しばらく経ってから、放置されていたままの焼酎を飲んでみると、酒の質が変化して、驚くほどおいしくなっていたのです。「胡麻祥酎 紅乙女」誕生のきっかけになった瞬間です。
その後、カクテル「“舞”乙女」を契機として、全国に広がった紅乙女は海外にも輸出され、2009年のモンドコレクションで金賞に輝くなど、世界的な評価を獲得。2014年には九州を走る豪華列車「クルーズトレイン ななつ星in九州」の車内ドリンクとして採用されるほどに成長。幸福を呼ぶ酒を造るという春野氏の信念は、みごとに花開いたのです。
「紅乙女」の耳納(みのう)蒸留所限定酒とは?
出典:紅乙女酒造サイト
「紅乙女」は、現在、福岡県久留米市にある耳納(みのう)蒸溜所で造られています。
この蒸溜所を訪れると、新旧2つの蒸溜器を見ることができます。ひとつは、ごま焼酎造り用に特別に調整された蒸溜器。もうひとつが、創業者である林田春野氏が「洋酒に負けない蒸溜酒を造る」べく、フランスから輸入した「アランビック蒸溜器」です。

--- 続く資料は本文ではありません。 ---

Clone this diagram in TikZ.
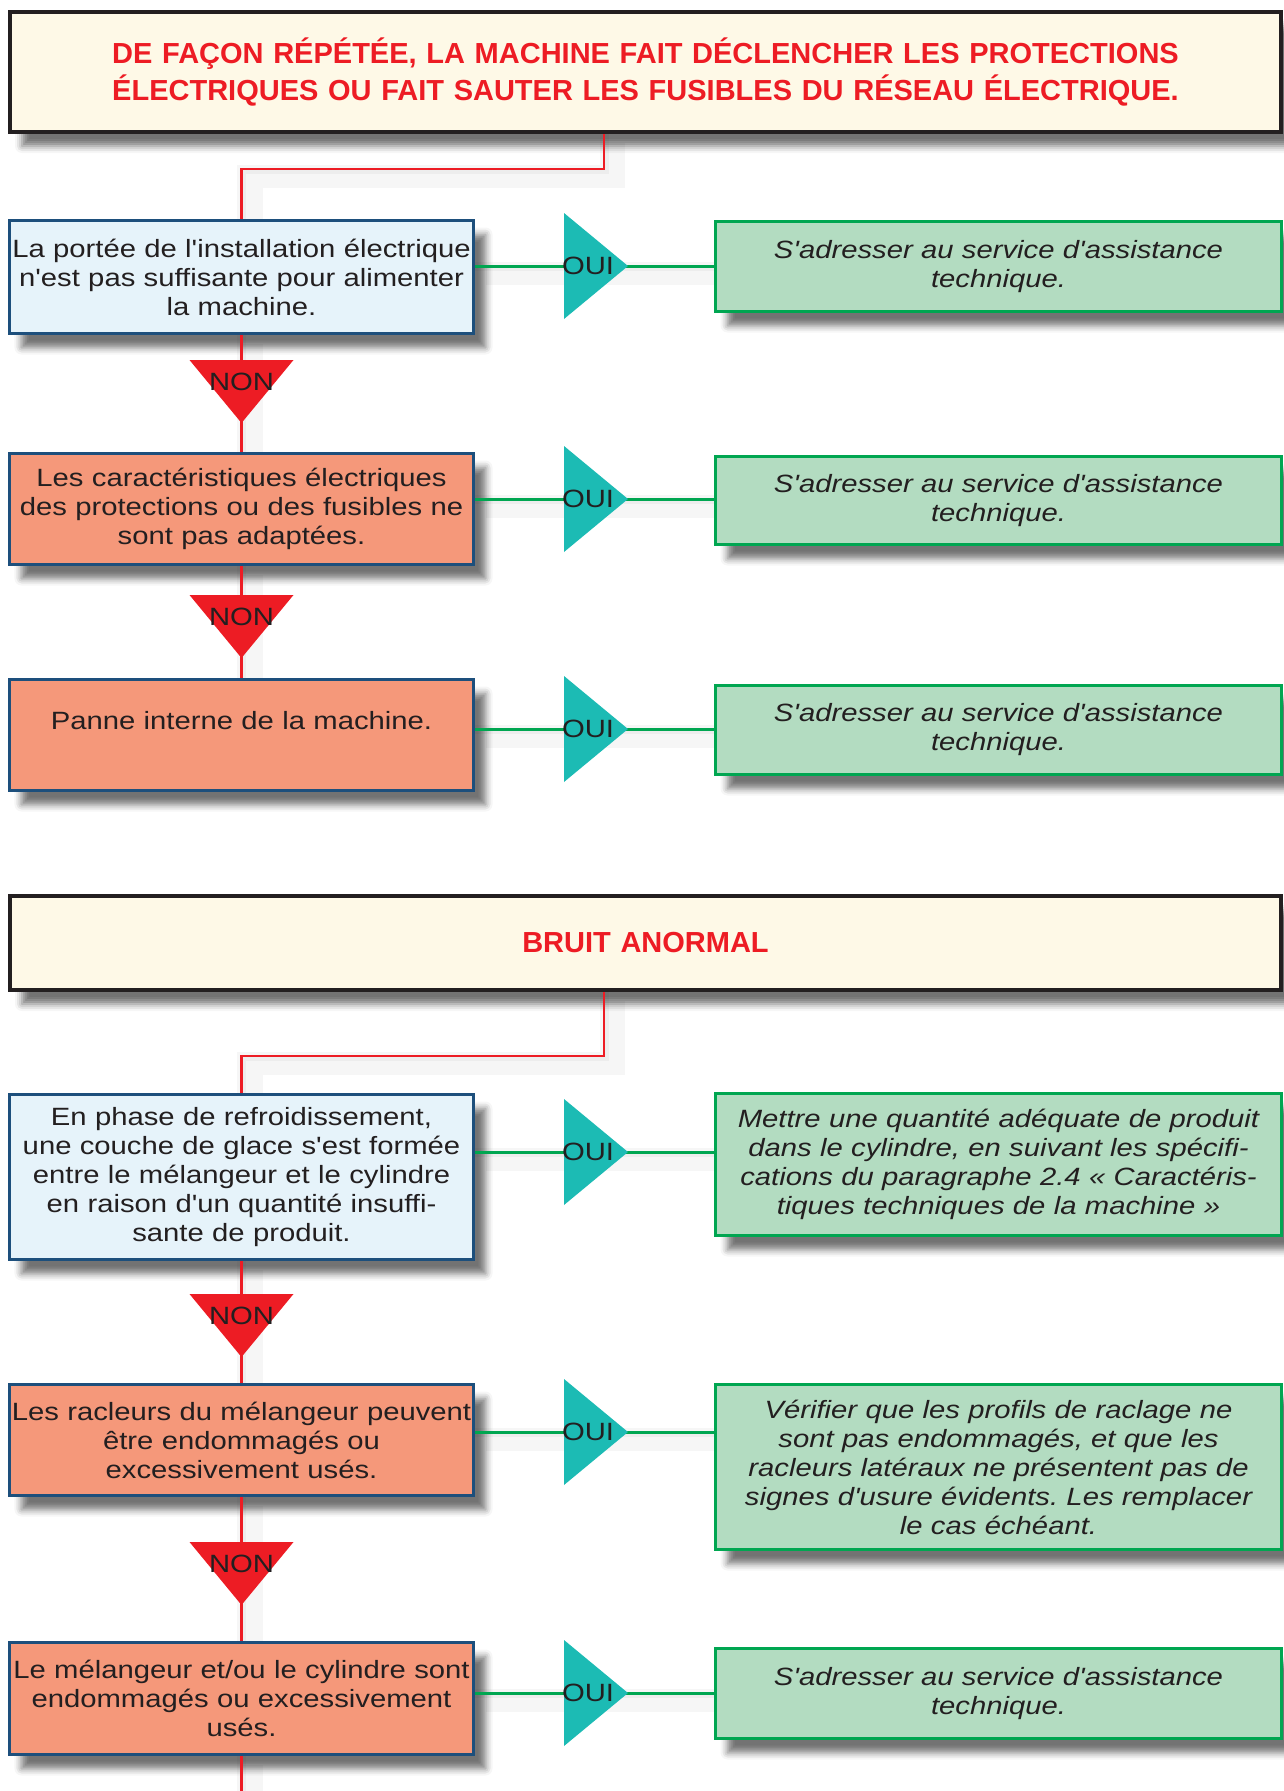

アランビック蒸溜器は、コニャックやブランデーの製造にも使用される伝統的な形状で、国内では非常に珍しいもの。この蒸溜器は、現在も創業者の精神を表す貴重な資料として、耳納蒸留所に保存されています。
それも展示用だけでなく、製造に耐えられる状態で維持されており、なんとこの蒸溜器で造った胡麻祥酎が、耳納蒸留所のショップ限定品として販売されています。
口にすると、荒削りな原酒のフレッシュ感や黒ごまの香ばしい香りそしてピリッとした刺激が、創業者の情熱とともに口のなかに広がります。
「紅乙女」は偶然から生まれた胡麻祥酎ですが、偶然に頼らない真剣な改良が加えられ、近年でも香りと口当たりが特徴的な「胡麻祥酎 紅乙女 祥(しょう)」といった新商品が生まれています。紅乙女は今も、創業者の熱い熱意とともに歩み続けているのです。